Cannons At The Dinner Table


Alas, The King’s Head in Deptford has long ago been demolished.

Which is a shame because up until 1944 it was there, in Church Street. And in its time, it served jolly good food and brought those of differing opinions together to laugh and talk and forget their differences.

I know this because Samuel Pepys happened to meet a few acquaintances there, in the dark November days of 1665. Captain John Taylor assembled the company, Chatham’s former master shipwright who had gone solo and made a creditable living building decent ships at Wapping.

He invited Sir William Batten, the MP for Rochester and Master for Trinity House, the organisation responsible for lighting the sea for mariners in British waters. And also in the company was the man Pepys styled “a talking, bragging, bufflehead”: Sir John Robinson, a barely literate king-pleaser by Pepy’s account.

The pair came fresh from the hunt and brandished a hare for the cook-pot. And they talked of nothing but hunting. Pepys tells us:” They…brought in a hare alive and a great many silly stories they tell of their sport, which pleases them mightily, and me not at all, such is the different sense of pleasure in mankind”.

Which is odd, says Pepys, because the two are sworn enemies.

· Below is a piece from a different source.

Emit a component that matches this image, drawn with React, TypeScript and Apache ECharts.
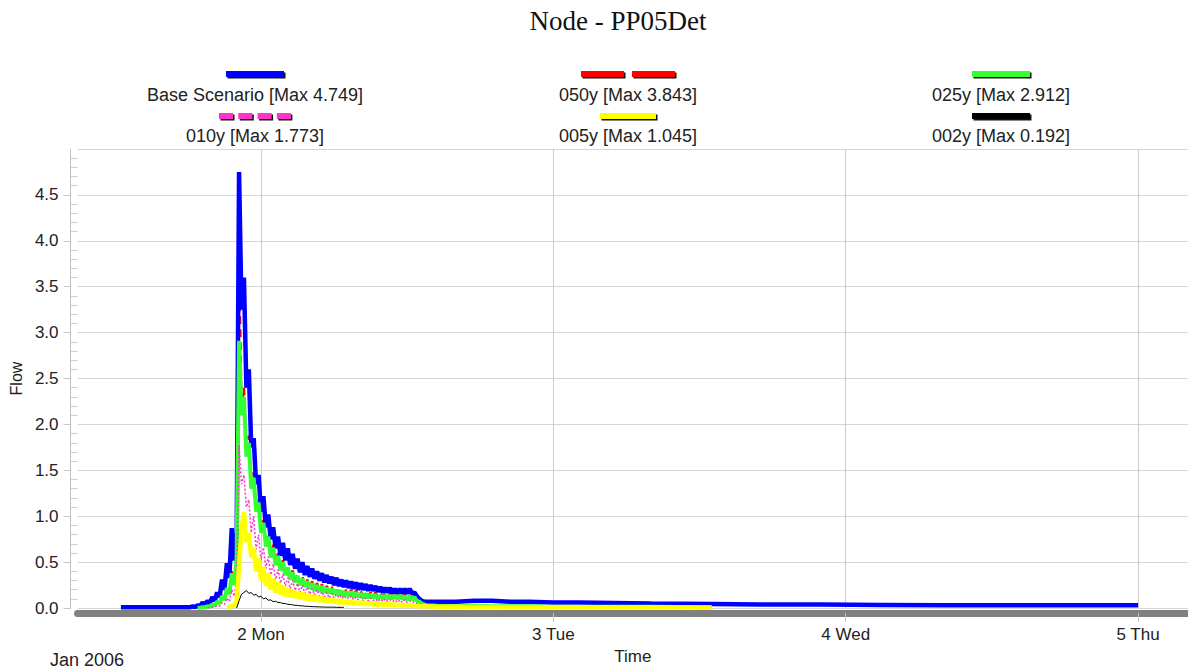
import React, { useEffect, useRef } from 'react';
import * as echarts from 'echarts';

// ---------------- DATA ----------------
const TITLE = 'Node - PP05Det';
const X_NAME = 'Time';
const Y_NAME = 'Flow';
const DATE_LABEL = 'Jan 2006';
const SERIES_NAMES = ['Base Scenario', '050y', '025y', '010y', '005y', '002y'];
const SERIES_COLORS = ['#0000ff', '#ff0000', '#33ff33', '#ff33cc', '#ffff00', '#000000'];

// x values are hours after Jan 1 2006 00:00
const X_MIN = 8.94;
const X_MAX = 100.1;
const X_TICK_HOURS = [24, 48, 72, 96];
const X_TICK_LABELS = ['2 Mon', '3 Tue', '4 Wed', '5 Thu'];
const Y_MIN = 0;
const Y_MAX = 5;
const Y_STEP = 0.5;

// sparse sample times before the rise (only the base scenario has flow there)
const LEAD_T = [12.5, 14, 16, 17.5];
const BLUE_LEAD = [0.01, 0.01, 0.01, 0.01];

// dense sample times every 12 minutes from 18:00 on Jan 1 (99 samples)
const DENSE_T = Array.from({ length: 99 }, (_, i) => Math.round((18 + 0.2 * i) * 10) / 10);

const BLUE_DENSE = [
  0.01, 0.01, 0.02, 0.01, 0.03, 0.02, 0.06, 0.03, 0.08, 0.05,
  0.12, 0.08, 0.17, 0.12, 0.31, 0.2, 0.49, 0.33, 0.87, 0.52,
  0.6, 4.749, 3.25, 3.6, 2.4, 2.6, 1.75, 1.85, 1.35, 1.45,
  1.05, 1.22, 0.88, 1.02, 0.75, 0.88, 0.65, 0.78, 0.57, 0.71,
  0.52, 0.65, 0.47, 0.59, 0.43, 0.54, 0.39, 0.5, 0.36, 0.46,
  0.34, 0.43, 0.32, 0.4, 0.3, 0.38, 0.28, 0.36, 0.27, 0.34,
  0.25, 0.33, 0.24, 0.31, 0.23, 0.3, 0.22, 0.29, 0.21, 0.28,
  0.2, 0.27, 0.2, 0.26, 0.19, 0.25, 0.19, 0.24, 0.18, 0.23,
  0.17, 0.22, 0.17, 0.22, 0.16, 0.21, 0.16, 0.21, 0.16, 0.21,
  0.16, 0.21, 0.16, 0.17, 0.13, 0.1, 0.08, 0.07, 0.07,
];
const RED_DENSE = [
  null, null, null, null, 0.005, 0.005, 0.01, 0.01, 0.02, 0.02,
  0.045, 0.035, 0.075, 0.055, 0.14, 0.1, 0.23, 0.16, 0.4, 0.27,
  0.58, 3.843, 2.15, 2.4, 1.7, 1.88, 1.33, 1.48, 1.08, 1.2,
  0.85, 0.96, 0.7, 0.81, 0.58, 0.69, 0.5, 0.6, 0.43, 0.52,
  0.38, 0.46, 0.33, 0.41, 0.3, 0.37, 0.27, 0.34, 0.25, 0.31,
  0.23, 0.29, 0.21, 0.27, 0.2, 0.26, 0.19, 0.24, 0.18, 0.23,
  0.17, 0.22, 0.16, 0.21, 0.15, 0.2, 0.15, 0.2, 0.14, 0.19,
  0.14, 0.18, 0.13, 0.18, 0.13, 0.17, 0.13, 0.17, 0.12, 0.16,
  0.12, 0.16, 0.12, 0.16, 0.12, 0.16, 0.12, 0.16, 0.12, 0.15,
  0.11, 0.15, 0.11, 0.14, 0.1, 0.08, 0.06, 0.05, 0.04,
];
const GREEN_DENSE = [
  null, null, null, null, 0.005, 0.005, 0.01, 0.01, 0.02, 0.015,
  0.04, 0.03, 0.07, 0.05, 0.13, 0.09, 0.22, 0.15, 0.38, 0.25,
  0.55, 2.912, 2.1, 2.3, 1.65, 1.8, 1.3, 1.42, 1.05, 1.15,
  0.82, 0.93, 0.67, 0.78, 0.55, 0.66, 0.47, 0.57, 0.41, 0.5,
  0.36, 0.44, 0.31, 0.39, 0.28, 0.35, 0.25, 0.32, 0.23, 0.29,
  0.21, 0.27, 0.19, 0.25, 0.18, 0.24, 0.17, 0.22, 0.16, 0.21,
  0.15, 0.2, 0.14, 0.19, 0.13, 0.18, 0.13, 0.18, 0.12, 0.17,
  0.12, 0.16, 0.11, 0.16, 0.11, 0.15, 0.11, 0.15, 0.1, 0.14,
  0.1, 0.14, 0.1, 0.14, 0.1, 0.14, 0.1, 0.14, 0.1, 0.13,
  0.09, 0.13, 0.09, 0.12, 0.08, 0.07, 0.05, 0.04, 0.03,
];
const MAGENTA_DENSE = [
  null, null, null, null, null, null, null, null, 0.005, 0.005,
  0.01, 0.01, 0.03, 0.02, 0.06, 0.04, 0.11, 0.07, 0.2, 0.13,
  0.3, 1.773, 1.35, 1.45, 1.1, 1.18, 0.82, 1.0, 0.64, 0.8,
  0.52, 0.66, 0.43, 0.56, 0.36, 0.48, 0.31, 0.42, 0.27, 0.37,
  0.24, 0.33, 0.21, 0.3, 0.19, 0.27, 0.17, 0.25, 0.16, 0.23,
  0.15, 0.21, 0.14, 0.2, 0.13, 0.18, 0.12, 0.17, 0.11, 0.16,
  0.11, 0.15, 0.11, 0.14, 0.1, 0.13, 0.1, 0.13, 0.09, 0.12,
  0.09, 0.12, 0.08, 0.11, 0.08, 0.11, 0.08, 0.1, 0.07, 0.1,
  0.07, 0.1, 0.07, 0.09, 0.07, 0.09, 0.06, 0.09, 0.06, 0.09,
  0.06, 0.08, 0.06, 0.07, 0.05, 0.04, 0.03, 0.02, 0.02,
];
const YELLOW_DENSE = [
  null, null, null, null, null, null, null, null, null, null,
  null, null, null, null, null, null, 0.005, 0.01, 0.03, 0.02,
  0.08, 0.45, 0.85, 1.045, 0.72, 0.82, 0.55, 0.66, 0.4, 0.54,
  0.3, 0.45, 0.24, 0.38, 0.2, 0.32, 0.17, 0.28, 0.15, 0.25,
  0.13, 0.22, 0.12, 0.2, 0.11, 0.18, 0.1, 0.17, 0.09, 0.15,
  0.08, 0.14, 0.08, 0.13, 0.07, 0.12, 0.07, 0.11, 0.06, 0.1,
  0.06, 0.09, 0.05, 0.09, 0.05, 0.08, 0.05, 0.08, 0.04, 0.07,
  0.04, 0.07, 0.04, 0.06, 0.04, 0.06, 0.03, 0.06, 0.03, 0.05,
  0.03, 0.05, 0.03, 0.05, 0.03, 0.04, 0.03, 0.04, 0.02, 0.04,
  0.02, 0.04, 0.02, 0.03, 0.02, 0.02, 0.02, 0.02, 0.02,
];
const BLACK_DENSE = [
  null, null, null, null, null, null, null, null, null, null,
  null, null, null, null, null, null, null, null, null, null,
  0.0, 0.08, 0.15, 0.17, 0.192, 0.16, 0.17, 0.14, 0.15, 0.12,
  0.13, 0.1, 0.11, 0.085, 0.09, 0.07, 0.075, 0.06, 0.06, 0.05,
  0.05, 0.04, 0.04, 0.035, 0.03, 0.03, 0.025, 0.025, 0.02, 0.02,
  0.018, 0.016, 0.015, 0.014, 0.013, 0.012, 0.011, 0.01, 0.01, 0.01,
  0.01, 0.008, 0.008, 0.008, 0.008,
];

// sparse sample times after the main response
const TAIL_T = [38.5, 40, 41.5, 43, 44.5, 46, 48, 50, 53, 56, 61, 65, 70, 75, 80, 85, 90, 96];
const BLUE_TAIL = [0.07, 0.07, 0.08, 0.08, 0.07, 0.07, 0.06, 0.06, 0.055, 0.05, 0.045, 0.04, 0.04, 0.035, 0.03, 0.03, 0.03, 0.03];
const RED_TAIL = [0.03, 0.025, 0.025, 0.02, 0.02, 0.02, 0.02, 0.015, 0.015, 0.015, 0.01];
const GREEN_TAIL = [0.025, 0.02, 0.025, 0.02, 0.02, 0.02, 0.015, 0.015, 0.015, 0.015, 0.01];
const MAGENTA_TAIL = [0.015, 0.015, 0.015, 0.012, 0.012, 0.012, 0.01, 0.01, 0.01, 0.01, 0.008];
const YELLOW_TAIL = [0.015, 0.015, 0.012, 0.012, 0.01, 0.01, 0.01, 0.01, 0.008, 0.008, 0.006];
const BLACK_TAIL: number[] = [];

const SERIES_LEAD = [BLUE_LEAD, [], [], [], [], []];
const SERIES_DENSE = [BLUE_DENSE, RED_DENSE, GREEN_DENSE, MAGENTA_DENSE, YELLOW_DENSE, BLACK_DENSE];
const SERIES_TAIL = [BLUE_TAIL, RED_TAIL, GREEN_TAIL, MAGENTA_TAIL, YELLOW_TAIL, BLACK_TAIL];

// ---------------- STYLE ----------------
const SANS = "'Liberation Sans', Arial, Helvetica, sans-serif";
const SERIF = "'Liberation Serif', 'Times New Roman', serif";
const LINE_STYLES: any[] = [
  { width: 4.5, type: 'solid', z: 3 },
  { width: 2.5, type: [8, 5], z: 2 },
  { width: 4, type: 'solid', z: 4 },
  { width: 1.5, type: [2, 2], z: 5 },
  { width: 4.5, type: 'solid', z: 6 },
  { width: 1, type: 'solid', z: 7 },
];
const LEGEND_COL_X = [255, 628, 1001];
const LEGEND_BAR_Y = [74, 116];
const LEGEND_TEXT_Y = [95, 136];
const LEGEND_BAR_LEN = [58, 94, 58, 72, 56, 58];
const LEGEND_DASH: (number[] | null)[] = [null, [43, 8], null, [14, 5.3], null, null];

function buildPoints(k: number): [number, number][] {
  const pts: [number, number][] = [];
  SERIES_LEAD[k].forEach((v: number | null, i: number) => { if (v != null) pts.push([LEAD_T[i], v]); });
  SERIES_DENSE[k].forEach((v: number | null, i: number) => { if (v != null) pts.push([DENSE_T[i], v]); });
  SERIES_TAIL[k].forEach((v: number | null, i: number) => { if (v != null) pts.push([TAIL_T[i], v]); });
  return pts;
}

export default function App() {
  const ref = useRef<HTMLDivElement>(null);
  useEffect(() => {
    if (!ref.current) return;
    const chart = echarts.init(ref.current, undefined, { renderer: 'svg' });

    const seriesPoints = SERIES_NAMES.map((_, k) => buildPoints(k));
    const maxes = seriesPoints.map((pts) => Math.max(...pts.map((p) => p[1])));

    const graphics: any[] = [];
    SERIES_NAMES.forEach((name, k) => {
      const col = k % 3;
      const row = Math.floor(k / 3);
      const cx = LEGEND_COL_X[col];
      const by = LEGEND_BAR_Y[row];
      const len = LEGEND_BAR_LEN[k];
      const dash = LEGEND_DASH[k];
      graphics.push({
        type: 'line',
        z: 10,
        shape: { x1: cx - len / 2 + 1.5, y1: by + 1.5, x2: cx + len / 2 + 1.5, y2: by + 1.5 },
        style: { stroke: '#111', lineWidth: 6, lineDash: dash || undefined },
      });
      graphics.push({
        type: 'line',
        z: 11,
        shape: { x1: cx - len / 2, y1: by, x2: cx + len / 2, y2: by },
        style: { stroke: SERIES_COLORS[k], lineWidth: 6, lineDash: dash || undefined },
      });
      graphics.push({
        type: 'text',
        z: 11,
        x: cx,
        y: LEGEND_TEXT_Y[row],
        style: {
          text: `${name} [Max ${maxes[k].toFixed(3)}]`,
          fill: '#222',
          fontSize: 18,
          fontFamily: SANS,
          textAlign: 'center',
          textVerticalAlign: 'middle',
        },
      });
    });
    graphics.push({
      type: 'text',
      x: 50,
      y: 660,
      style: { text: DATE_LABEL, fill: '#222', fontSize: 18, fontFamily: SANS, textAlign: 'left', textVerticalAlign: 'middle' },
    });

    const option: any = {
      animation: false,
      backgroundColor: '#ffffff',
      textStyle: { fontFamily: SANS },
      title: {
        text: TITLE,
        left: 618,
        top: 7,
        padding: 0,
        textAlign: 'center',
        textStyle: { fontFamily: SERIF, fontSize: 27, fontWeight: 'normal', color: '#111' },
      },
      grid: { left: 74, right: 0, top: 149, bottom: 54, containLabel: false },
      xAxis: {
        type: 'value',
        min: X_MIN,
        max: X_MAX,
        minInterval: 24,
        maxInterval: 24,
        offset: 5,
        name: X_NAME,
        nameLocation: 'middle',
        nameGap: 30,
        nameTextStyle: { fontSize: 17, color: '#222', fontFamily: SANS },
        axisLine: { show: true, onZero: false, lineStyle: { color: '#808080', width: 7 } },
        axisTick: { show: true, length: 9, customValues: X_TICK_HOURS, lineStyle: { color: '#c8c8c8' } },
        axisLabel: {
          fontSize: 17,
          color: '#222',
          margin: 13,
          customValues: X_TICK_HOURS,
          formatter: (v: number) => {
            const i = X_TICK_HOURS.indexOf(Math.round(v * 100) / 100);
            return i >= 0 ? X_TICK_LABELS[i] : '';
          },
        },
        splitLine: { show: true, lineStyle: { color: '#cccccc', width: 1 } },
      },
      yAxis: [
        {
          type: 'value',
          min: Y_MIN,
          max: Y_MAX,
          interval: Y_STEP,
          offset: 7,
          name: Y_NAME,
          nameLocation: 'middle',
          nameGap: 41,
          nameTextStyle: { fontSize: 16, color: '#222', fontFamily: SANS },
          axisLine: { show: true, onZero: false, lineStyle: { color: '#c0c0c0' } },
          axisTick: { show: true, length: 7, lineStyle: { color: '#c8c8c8' } },
          axisLabel: {
            fontSize: 17,
            color: '#222',
            margin: 12,
            showMaxLabel: false,
            formatter: (v: number) => v.toFixed(1),
          },
          splitLine: { show: true, lineStyle: { color: '#d6d6d6', width: 1 } },
        },
        {
          type: 'value',
          min: Y_MIN,
          max: Y_MAX,
          interval: Y_STEP,
          position: 'left',
          offset: 7,
          axisLine: { show: false, onZero: false },
          axisTick: { show: false, inside: true },
          axisLabel: { show: false },
          splitLine: { show: false },
          minorTick: { show: true, splitNumber: 5, length: 7, lineStyle: { color: '#cfcfcf' } },
        },
      ],
      series: SERIES_NAMES.map((name, k) => ({
        name,
        type: 'line',
        yAxisIndex: 0,
        data: seriesPoints[k],
        showSymbol: false,
        symbol: 'none',
        lineStyle: { color: SERIES_COLORS[k], width: LINE_STYLES[k].width, type: LINE_STYLES[k].type },
        itemStyle: { color: SERIES_COLORS[k] },
        z: LINE_STYLES[k].z,
      })),
      graphic: graphics,
    };
    chart.setOption(option);
    return () => chart.dispose();
  }, []);

  return (
    <div
      ref={ref}
      style={{ position: 'absolute', left: 0, top: 0, width: 1188, height: 670, background: '#fff' }}
    />
  );
}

Always have been. “strange to see,” the diarist observes,” how a good dinner and feasting reconciles everybody.”

It’s one of the oldest tricks in the book: throw a great big feast and even sworn enemies must sit and sup side by side. No point in squabbling, is there, when there’s a sumptuous meal laid out for your delectation?

Thus, 64 years after Christ, Tigellinus threw a banquet for the terrifying Roman Emperor Nero. Not only was the food great, it had a fabulous gimmick: it was set aboard a great raft on a lake. The Medicis celebrated the alliance of Marie de Medici with Henry IV, the King of France with lavish sculptures of ice and sugar on the tables.

Food can make us forget our troubles almost entirely. Outside the walls of Paris in 1880, the Prussian armies might be poised to invade; but inside Monsieur Bonvalet, the mayor of the third arrondissement, held a Christmas party to remember at Noel Peter’s restaurant in Paris. Its gimmick? With no  meat left in Paris and a zoo full of animals, it was the zoo creatures who formed the menu. Including consommé de elephant and kangaroo stew, the menu on its own makes a conversation piece.

Once the food is in front of us, hosts are not above including something to make the party go with a bang.

And when your guest is the Holy Roman Emperor, such a trinket would have to be spectacular.

Cue Hans Schlottheim’s incredible exploding automata of 1585.

I say exploding. It sits intact in the British Museum, having survived the last four centuries to amaze sucessive generations. It is a great golden model of a galleon, and its purpose was to announce banquets at court.

It would start amid the hubbub of all the dinner guests, with drums and music which played from deep within its hull. And a little procession of musicians would travel across the deck.

And then, in front of an incredulous audience, the ship would begin to travel across the table.

Finally, just in case anyone had not yet looked up from their goblet, the ship would fire a large cannon on its decks, setting off others around the hull, so those absorbed in conversation would jump out of their breeches.

I imagine it was highly effective, and no-one braved the cannons to ignore the Emperor’s feast any longer.

These days it has broken; but it still draws admiring glances from passers by.

I wonder if it will ever grace another dinner party?


33 thoughts on “Cannons At The Dinner Table

  1. As usual, a perfect selection of gourmet titbits in this post.
    I think all those who contributed to the demollition of The King’s Head should have been recycled as dogfood before that happened.
    Surely it is not beyond modern capability to repair that wonderful ship? Even for just long enough to make a video of it in action?

  2. I don’t remember seeing this at the British Museum, but I am sure that I missed a lot. I like these interesting mechanical devices. They were especially effective in a time when they didn’t have too many moving devices like this.

  3. Love the photos, Kate… and the word ‘bufflehead’ – one I’ve never heard of before! I’m hearing a lot about eating different animals of late – from giant tortoises, now your zoo animals. Happy April!

  4. Like others, I had to look up bufflehead – a bird. Having seen the devastation that tusk hunters are bringing to the great mammals, I’m having trouble with the consommé. I think my boys would love the galleon though.

  5. I’d accept an invitation to anyone’s dinner if this marvelous little ship were in the offing. Surely it was the talk of the town in its day.

  6. I looked at that ship and thought of Felix. I bet if you could have hidden it under your coat and taken it home for a day, your son would have had a blast with it literally and figuratively.

    1. Alas, Lame, I should have brought a bigger coat. Though I think that to take this away I might have had to do that Mission Impossible hanging -from-the-ceiling-in-a-black-catsuit thing.

  7. Now that’s impressive. You’ve related what is proof to me that fact is indeed stranger, and much more fascinating than most fiction. I’m appalled at the eating of the zoo animals, but what a story!